FHA Condominium Search
FHA does not have a limited review process as is available for conventional loans. Instead, FHA maintains a list of approved condos.
FHA approved condos are available in most towns and cities around the country.
Homeowners association leaders are realizing the need for FHA approval for their condo complex. It increases the owners’ ability to sell and encourages new residents to move in. This leads to fewer foreclosures in the building and more residents paying HOA dues which enables ongoing maintenance of the condo building.
These benefits have prompted HOAs to prioritize FHA approval. More complexes are being approved by FHA each month.
Buyers can look up a condo’s FHA approval status with a lookup tool on the Department of Housing and Urban Development (HUD) website.
The publicly-available search tool allows queries by state, county, condo name, or ZIP code.
Condos must be in “Approved” status and have an approval expiration date in the future. FHA requires condos to get re-approved every two years. For this reason, there are many approved projects whose approvals are expired. Units in these complexes are not eligible for FHA financing.
FHA approved condos have become harder to find compared to pre-recession times, according to The Washington Post. Only about 20 percent of communities that made the list in the late 2000s are still approved.
Still, FHA condos can be found. The state of California contains more than 1,700 approved, non-expired condo communities according to HUD’s search tool. Over 150 approved complexes are in Florida, and Texas contains nearly 200.
Because FHA approval is sought after, complexes use this status as part of their marketing efforts. This makes it easier to find an approved unit. As non-approved condo communities see this success, they will make efforts to get on, and stay on, the FHA approved list.
But approval does not happen overnight. It can be a lengthy process. Buyers should only make an offer on condos that already have FHA approval.

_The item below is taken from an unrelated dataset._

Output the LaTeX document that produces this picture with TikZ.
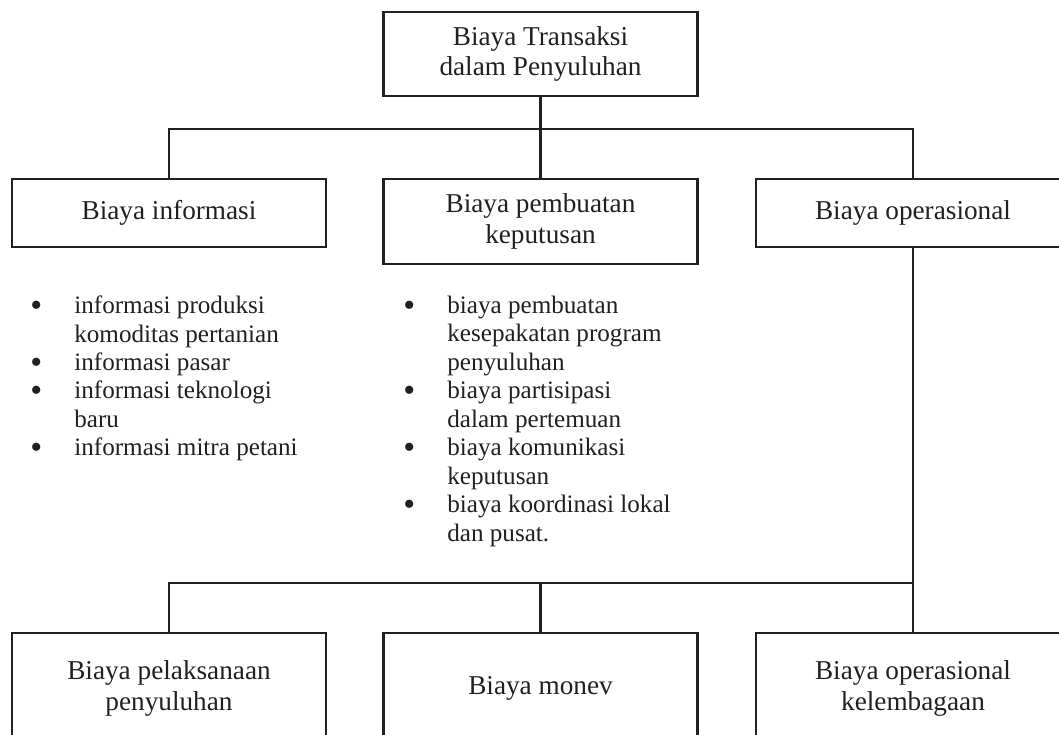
\documentclass[tikz,border=0pt]{standalone}
\usepackage{fontspec}
\setmainfont{Liberation Serif}
\definecolor{ink}{HTML}{231F20}
\newcommand{\lbul}{\makebox[0.88cm][l]{\raisebox{-0.25ex}{\scalebox{1.35}{\textbullet}}}}
\newcommand{\lind}{\hspace*{0.88cm}}
\begin{document}
\begin{tikzpicture}[x=1cm,y=1cm,
  box/.style={draw=ink,text=ink,line width=1.4pt,minimum width=6.28cm,inner sep=0pt,outer sep=0pt,align=center,font=\fontsize{15.5}{17.5}\selectfont},
  items/.style={text=ink,anchor=north west,inner sep=0pt,align=left,font=\fontsize{14.3}{16.2}\selectfont},
  link/.style={draw=ink,line width=1.4pt}]
\clip (0,0) rectangle (21.18,14.68);
% top
\node[box,minimum height=1.68cm] (top) at (10.81,13.60) {Biaya Transaksi\\dalam Penyuluhan};
% second row
\node[box,minimum height=1.36cm] (info) at (3.38,10.42) {Biaya informasi};
\node[box,minimum height=1.70cm] (decide) at (10.81,10.25) {Biaya pembuatan\\keputusan};
\node[box,minimum height=1.36cm] (ops) at (18.26,10.42) {Biaya operasional};
% lists
\node[items] (infolist) at (0.60,8.77) {\lbul informasi produksi\\ \lind komoditas pertanian\\ \lbul informasi pasar\\ \lbul informasi teknologi\\ \lind baru\\ \lbul informasi mitra petani};
\node[items] (decidelist) at (8.06,8.77) {\lbul biaya pembuatan\\ \lind kesepakatan program\\ \lind penyuluhan\\ \lbul biaya partisipasi\\ \lind dalam pertemuan\\ \lbul biaya komunikasi\\ \lind keputusan\\ \lbul biaya koordinasi lokal\\ \lind dan pusat.};
% bottom row
\node[box,minimum height=2.22cm] (exec) at (3.38,0.91) {Biaya pelaksanaan\\penyuluhan};
\node[box,minimum height=2.22cm] (monev) at (10.81,0.91) {Biaya monev};
\node[box,minimum height=2.22cm] (inst) at (18.26,0.91) {Biaya operasional\\kelembagaan};
% connectors
\draw[link] (top) -- (decide);
\draw[link] (info.north) -- ++(0,1) -| (ops.north);
\draw[link] (ops) -- (inst);
\draw[link] (exec.north) -- ++(0,1) -| (inst.north);
\draw[link] (monev.north) -- ++(0,1);
\end{tikzpicture}
\end{document}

VA home loans are available to condo buyers with eligible military experience.
For these home buyers the Veterans Administration (VA) maintains an online searchable database of approved projects.
VA’s list of approved condos is quite extensive – much larger than that of FHA. The following are the counts of approved condos in major cities around the U.S.
- Charlotte, North Carolina: 392 approved projects
- San Diego, California: 1153 approved projects
- Austin, Texas: 199 approved projects
- Seattle, Washington: 432 approved projects
VA has its own approval process, for which HOAs can pay a fee and submit paperwork. The process can take 90 days or more, however, so eligible veterans should look for condos that are already approved.
Generally, the buyer does not, and should not, get involved in approving a condo complex. This expense and process should be left to the HOA representatives, lenders, and the approving agency.
Buyers should focus on finding an affordable condo project, and making an offer on an available unit.